(Code that draws figures)
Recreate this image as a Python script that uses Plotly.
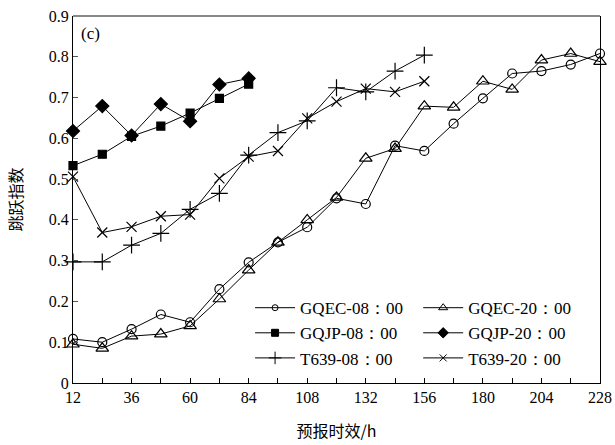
import plotly.graph_objects as go

hours = [12, 24, 36, 48, 60, 72, 84, 96, 108, 120, 132, 144, 156, 168, 180, 192, 204, 216, 228]
gqec_08 = [0.108, 0.100, 0.132, 0.168, 0.149, 0.230, 0.296, 0.345, 0.382, 0.453, 0.439, 0.582, 0.569,
           0.636, 0.698, 0.759, 0.765, 0.781, 0.808]
gqec_20 = [0.095, 0.085, 0.115, 0.120, 0.140, 0.206, 0.277, 0.345, 0.400, 0.455, 0.551, 0.575, 0.679,
           0.676, 0.740, 0.720, 0.792, 0.808, 0.788]
gqjp_08 = [0.533, 0.561, 0.605, 0.630, 0.662, 0.698, 0.733]
gqjp_20 = [0.618, 0.679, 0.607, 0.684, 0.642, 0.732, 0.747]
t639_08 = [0.297, 0.297, 0.338, 0.367, 0.426, 0.465, 0.559, 0.614, 0.643, 0.724, 0.714, 0.765, 0.804]
t639_20 = [0.506, 0.369, 0.383, 0.409, 0.413, 0.502, 0.555, 0.569, 0.649, 0.690, 0.722, 0.714, 0.740]

x_ticks = list(range(12, 229, 12))
x_ticktext = [str(v) if (v - 12) % 24 == 0 else "" for v in x_ticks]
y_ticks = [0, 0.1, 0.2, 0.3, 0.4, 0.5, 0.6, 0.7, 0.8, 0.9]
y_ticktext = ["0", "0.1", "0.2", "0.3", "0.4", "0.5", "0.6", "0.7", "0.8", "0.9"]

SERIF = "Liberation Serif, Times New Roman, serif"
CJK = "Noto Sans CJK SC"

# name, x, y, symbol, plot marker size, legend marker size, legend id
series = [
    ("GQEC-08：00", hours, gqec_08, "circle-open", 9, 6, "legend"),
    ("GQEC-20：00", hours, gqec_20, "triangle-up-open", 11, 8, "legend2"),
    ("GQJP-08：00", hours[:len(gqjp_08)], gqjp_08, "square", 8, 7, "legend"),
    ("GQJP-20：00", hours[:len(gqjp_20)], gqjp_20, "diamond", 10, 8, "legend2"),
    ("T639-08：00", hours[:len(t639_08)], t639_08, "cross-thin-open", 12, 9, "legend"),
    ("T639-20：00", hours[:len(t639_20)], t639_20, "x-thin-open", 10, 7, "legend2"),
]

fig = go.Figure()
for name, xs, ys, sym, size, lsize, leg in series:
    fig.add_trace(go.Scatter(
        x=xs, y=ys, name=name, mode="lines+markers",
        line=dict(color="black", width=1),
        marker=dict(symbol=sym, size=size, color="black",
                    line=dict(color="black", width=1.2)),
        cliponaxis=False, showlegend=False,
    ))
for name, xs, ys, sym, size, lsize, leg in series:
    fig.add_trace(go.Scatter(
        x=[None], y=[None], name=name, mode="lines+markers",
        line=dict(color="black", width=1),
        marker=dict(symbol=sym, size=lsize, color="black",
                    line=dict(color="black", width=1)),
        showlegend=True, legend=leg,
    ))

legend_common = dict(
    font=dict(family=SERIF, size=17, color="black"),
    bgcolor="rgba(0,0,0,0)", borderwidth=0, itemwidth=40,
    orientation="v", yanchor="top", xanchor="left", tracegroupgap=0,
)
fig.update_layout(
    width=615, height=445,
    margin=dict(l=73, r=15, t=16, b=62, autoexpand=False),
    paper_bgcolor="white", plot_bgcolor="white",
    font=dict(family=SERIF, size=16, color="black"),
    showlegend=True,
    legend=dict(x=0.336, y=0.253, **legend_common),
    legend2=dict(x=0.655, y=0.253, **legend_common),
    xaxis=dict(
        range=[12, 228], tickmode="array", tickvals=x_ticks, ticktext=x_ticktext,
        ticks="inside", ticklen=5, tickcolor="black", tickwidth=1,
        showline=True, linecolor="black", linewidth=1, showgrid=False, zeroline=False,
        tickfont=dict(family=SERIF, size=16), automargin=False,
        title=dict(text="预报时效/h", font=dict(family=CJK, size=16), standoff=20),
    ),
    yaxis=dict(
        range=[0, 0.9], tickmode="array", tickvals=y_ticks, ticktext=y_ticktext,
        ticks="inside", ticklen=5, tickcolor="#555", tickwidth=1,
        showline=True, linecolor="black", linewidth=1, mirror=True,
        showgrid=False, zeroline=False,
        tickfont=dict(family=SERIF, size=16), automargin=False,
        title=dict(text="跳跃指数", font=dict(family=CJK, size=16), standoff=22),
    ),
    shapes=[dict(type="line", xref="paper", yref="paper", x0=0, x1=1, y0=1, y1=1,
                 line=dict(color="#888", width=2))],
    annotations=[dict(text="(c)", xref="paper", yref="paper", x=0.012, y=0.985,
                      xanchor="left", yanchor="top", showarrow=False,
                      font=dict(family=SERIF, size=17, color="black"))],
)

# remove the browser's default 8px body margin so the figure sits at the page origin
fig.write_html("out.html", config={"displayModeBar": False},
               post_script="document.body.style.margin='0';")
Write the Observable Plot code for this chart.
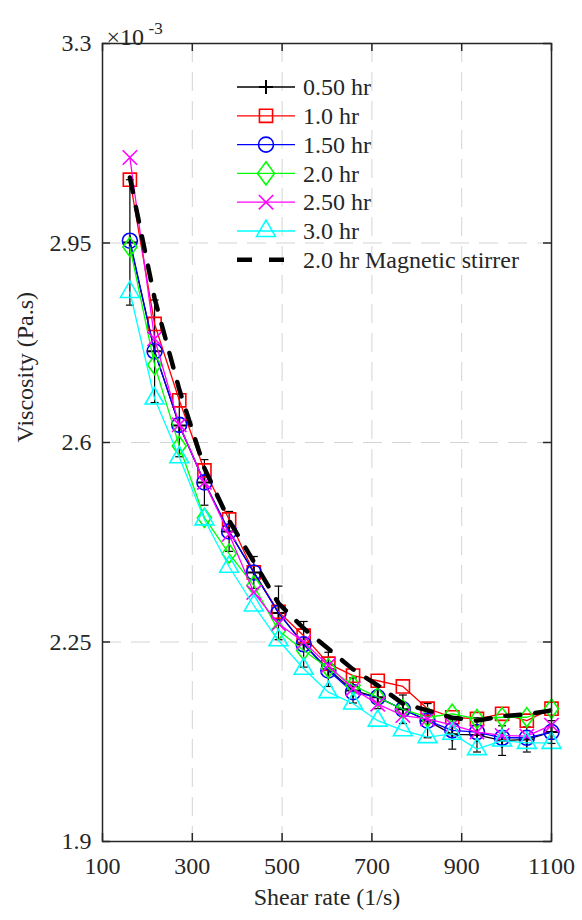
<!DOCTYPE html>
<html><head><meta charset="utf-8">
<script src="https://cdn.jsdelivr.net/npm/d3@7"></script>
<script src="https://cdn.jsdelivr.net/npm/@observablehq/plot@0.6"></script>
<style>
body{margin:0;background:#fff;}
#wrap{position:relative;width:582px;height:920px;}
</style></head><body><div id="wrap"></div>
<script>
// ---- data (viscosity shown in units of 1e-3 Pa.s) ----
const shearRate = [161,216,271,327,382,437,492,548,603,658,713,769,824,879,934,990,1045,1100];
const hr050 = [2.951,2.760,2.630,2.530,2.444,2.372,2.301,2.246,2.202,2.165,2.153,2.132,2.112,2.088,2.087,2.077,2.079,2.092];
const err050 = [0.11,0.09,0.055,0.04,0.035,0.028,0.047,0.04,0.03,0.022,0.02,0.025,0.03,0.026,0.03,0.026,0.022,0.02];
const hr10  = [3.061,2.808,2.674,2.551,2.465,2.372,2.303,2.261,2.212,2.191,2.182,2.172,2.133,2.118,2.115,2.124,2.112,2.133];
const hr150 = [2.954,2.760,2.631,2.530,2.444,2.372,2.301,2.246,2.200,2.162,2.153,2.132,2.112,2.095,2.092,2.082,2.082,2.092];
const hr20  = [2.943,2.736,2.594,2.468,2.405,2.349,2.270,2.235,2.204,2.174,2.153,2.132,2.118,2.124,2.115,2.118,2.118,2.133];
const hr250 = [3.100,2.782,2.631,2.530,2.439,2.337,2.282,2.250,2.209,2.168,2.141,2.121,2.115,2.104,2.092,2.086,2.085,2.104];
const hr30  = [2.864,2.677,2.574,2.465,2.382,2.314,2.253,2.203,2.162,2.142,2.112,2.095,2.083,2.089,2.062,2.077,2.073,2.073];
const magStir = [3.065,2.853,2.693,2.555,2.463,2.391,2.318,2.274,2.238,2.202,2.174,2.142,2.130,2.117,2.112,2.120,2.123,2.130];

const seriesNames = ["0.50 hr","1.0 hr","1.50 hr","2.0 hr","2.50 hr","3.0 hr","2.0 hr Magnetic stirrer"];
const seriesValues = [hr050, hr10, hr150, hr20, hr250, hr30, magStir];
const seriesColors = ["#000000","#ff0000","#0000ff","#00ff00","#ff00ff","#00ffff","#000000"];
const seriesSymbols = ["plus","square","circle","diamond","times","triangle",null];
const seriesR = [4.6,7.4,7.5,7.0,6.6,7.0,0];

const xTicks = [100,300,500,700,900,1100];
const yTicks = [1.9,2.25,2.6,2.95,3.3];
const xGrid = [300,500,700,900];
const yGrid = [2.25,2.6,2.95];

// ---- layout ----
const W = 582, H = 920, mL = 102, mR = 31, mT = 43, mB = 79;
const plotW = W - mL - mR, plotH = H - mT - mB;
const font = "Liberation Serif, serif";
const axisColor = "#262626";
const gridStyle = {stroke:"#d4d4d4", strokeWidth:1, strokeDasharray:"19,10"};
const txt = {fill: axisColor};

// MATLAB-like diamond (wider than d3's), scaled by size
const diamondSym = {draw(ctx, size){
  const k = Math.sqrt(size / (Math.PI * 49));
  const hw = 7.0 * k, hh = 9.6 * k;
  ctx.moveTo(0,-hh); ctx.lineTo(hw,0); ctx.lineTo(0,hh); ctx.lineTo(-hw,0); ctx.closePath();
}};
const capSymbol = {draw(ctx){ ctx.moveTo(-4,0); ctx.lineTo(4,0); }};
const plotSym = s => s === "diamond" ? diamondSym : s;

const rows = (vals) => shearRate.map((x,i)=>({x, y: vals[i]}));
const errRows = shearRate.map((x,i)=>({x, y: hr050[i], lo: hr050[i]-err050[i], hi: hr050[i]+err050[i]}));

const marks = [
  Plot.ruleX(xGrid, gridStyle),
  Plot.ruleY(yGrid, gridStyle),
  // error bars for 0.50 hr
  Plot.ruleX(errRows, {x:"x", y1:"lo", y2:"hi", stroke:"#000", strokeWidth:1.2}),
  Plot.dot(errRows, {x:"x", y:"lo", symbol: capSymbol, r:4, stroke:"#000", strokeWidth:1.2}),
  Plot.dot(errRows, {x:"x", y:"hi", symbol: capSymbol, r:4, stroke:"#000", strokeWidth:1.2}),
];
seriesValues.forEach((vals, k) => {
  const d = rows(vals);
  if (seriesSymbols[k] === null) {
    marks.push(Plot.line(d, {x:"x", y:"y", stroke: seriesColors[k], strokeWidth:4.5, strokeDasharray:"15,15"}));
  } else {
    marks.push(Plot.line(d, {x:"x", y:"y", stroke: seriesColors[k], strokeWidth:1.3}));
    marks.push(Plot.dot(d, {x:"x", y:"y", symbol: plotSym(seriesSymbols[k]), r: seriesR[k], stroke: seriesColors[k], fill:"none", strokeWidth: k===0 ? 2 : 1.6}));
  }
});
marks.push(
  Plot.frame({stroke: axisColor, strokeWidth:1.5}),
  Plot.ruleX(xTicks, {stroke: axisColor, strokeWidth:1.5, insetTop: plotH - 8}),
  Plot.ruleX(xTicks, {stroke: axisColor, strokeWidth:1.5, insetBottom: plotH - 8}),
  Plot.ruleY(yTicks, {stroke: axisColor, strokeWidth:1.5, insetRight: plotW - 8}),
  Plot.ruleY(yTicks, {stroke: axisColor, strokeWidth:1.5, insetLeft: plotW - 8}),
  Plot.axisX(xTicks, {tickSize:0, tickPadding:15, fontSize:24, label:null, tickFormat: d=>String(d), ...txt}),
  Plot.axisY(yTicks, {tickSize:0, tickPadding:11, fontSize:24, label:null, tickFormat: d=>String(d), ...txt}),
  Plot.text(["Shear rate (1/s)"], {frameAnchor:"bottom", dy:63, fontSize:24, ...txt}),
  Plot.text(["Viscosity (Pa.s)"], {frameAnchor:"left", dx:-77, rotate:-90, fontSize:24, ...txt}),
  Plot.text(["×10"], {frameAnchor:"top-left", textAnchor:"start", dx:4, dy:-16, fontSize:24, ...txt}),
  Plot.text(["-3"], {frameAnchor:"top-left", textAnchor:"start", dx:46, dy:-22, fontSize:17, ...txt})
);

const chart = Plot.plot({
  width: W, height: H,
  marginLeft: mL, marginRight: mR, marginTop: mT, marginBottom: mB,
  x: {domain:[100,1100], axis:null},
  y: {domain:[1.9,3.3], axis:null},
  marks
});
document.getElementById("wrap").appendChild(chart);

// ---- legend (inside plot area, transparent background) ----
const svg = d3.select(chart);
const lg = svg.append("g").attr("font-size", 24).attr("text-anchor","start");
const symMap = {plus:d3.symbolPlus, square:d3.symbolSquare, circle:d3.symbolCircle, diamond:diamondSym, times:d3.symbolTimes, triangle:d3.symbolTriangle};
const legendScale = {diamond: 1.45};
seriesNames.forEach((name, k) => {
  const cy = 87 + k * 28.8;
  const g = lg.append("g");
  if (seriesSymbols[k] === null) {
    g.append("line").attr("x1",237).attr("x2",295).attr("y1",cy).attr("y2",cy)
      .attr("stroke",seriesColors[k]).attr("stroke-width",4.5).attr("stroke-dasharray","15,17");
  } else {
    const s = seriesSymbols[k];
    g.append("line").attr("x1",237).attr("x2",295).attr("y1",cy).attr("y2",cy)
      .attr("stroke",seriesColors[k]).attr("stroke-width",1.3);
    g.append("path").attr("transform",`translate(266,${cy})`)
      .attr("d", d3.symbol(symMap[s], Math.PI*seriesR[k]*seriesR[k]*(legendScale[s]||1))())
      .attr("fill","none").attr("stroke",seriesColors[k]).attr("stroke-width", k===0 ? 2 : 1.6);
  }
  g.append("text").attr("x",303).attr("y",cy).attr("dy","0.34em").attr("text-anchor","start").attr("fill",axisColor).text(name);
});
// serif font on every text element (inline style)
svg.attr("font-family", font);
svg.selectAll("text").style("font-family", font);
</script>
</body></html>
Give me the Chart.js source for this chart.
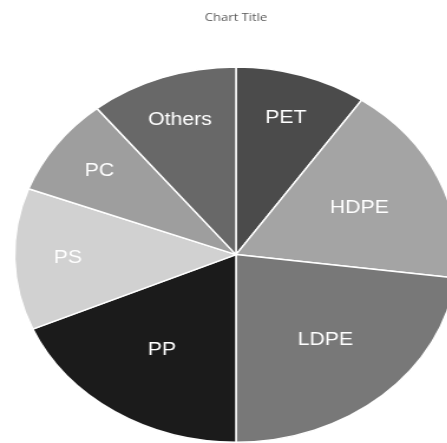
<!DOCTYPE html>
<html>
<head>
<meta charset="utf-8">
<script src="https://cdn.jsdelivr.net/npm/chart.js@4/dist/chart.umd.min.js"></script>
<style>
  html, body { margin: 0; padding: 0; background: #fff; overflow: hidden; }
</style>
</head>
<body>
<!-- the reference is stretched sideways, so the canvas is drawn narrow and widened by its style -->
<canvas id="pie" width="400" height="443" style="width:472px;height:443px;display:block"></canvas>
<script>
// plastics share (percent)
const labels = ['PET', 'HDPE', 'LDPE', 'PP', 'PS', 'PC', 'Others'];
const shares = [9.6, 17.4, 23.0, 18.5, 12.2, 8.5, 10.8];
const greys = ['#4b4b4b', '#a4a4a4', '#787878', '#1b1b1b', '#d1d1d1', '#9e9e9e', '#686868'];

// white names inside the slices, small slices get pushed further out
const sliceNames = {
    id: 'sliceNames',
    afterDatasetsDraw: (chart) => {
        const ctx = chart.ctx;
        const meta = chart.getDatasetMeta(0);
        ctx.save();
        ctx.fillStyle = '#ffffff';
        ctx.font = '18px "Liberation Sans", Arial, sans-serif';
        ctx.textAlign = 'center';
        ctx.textBaseline = 'middle';
        meta.data.forEach((arc, i) => {
            const p = arc.getProps(['x', 'y', 'startAngle', 'endAngle', 'outerRadius'], true);
            const mid = (p.startAngle + p.endAngle) / 2;
            const frac = (p.endAngle - p.startAngle) < 0.9 ? 0.76 : 0.61;
            const r = p.outerRadius * frac;
            ctx.fillText(labels[i], p.x + Math.cos(mid) * r, p.y + Math.sin(mid) * r);
        });
        ctx.restore();
    }
};

new Chart('pie', {
    type: 'pie',
    data: {
        labels: labels,
        datasets: [{
            data: shares,
            backgroundColor: greys,
            borderColor: '#ffffff',
            borderWidth: 1.5
        }]
    },
    options: {
        responsive: false,
        animation: false,
        devicePixelRatio: 1,
        layout: { padding: 0 },
        plugins: {
            legend: { display: false },
            tooltip: { enabled: false },
            title: {
                display: true,
                text: 'Chart Title',
                color: '#595959',
                font: { family: '"Open Sans", sans-serif', size: 11, weight: 'normal' },
                padding: { top: 11, bottom: 42 }
            }
        }
    },
    plugins: [sliceNames]
});
</script>
</body>
</html>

### Exercise
Identify the lines in the entries above that contain "this", then copy them out.

### Written response
Recreate this image as a Python script that uses Plotly.
Write the Observable Plot code for this chart.
Give me the Chart.js source for this chart.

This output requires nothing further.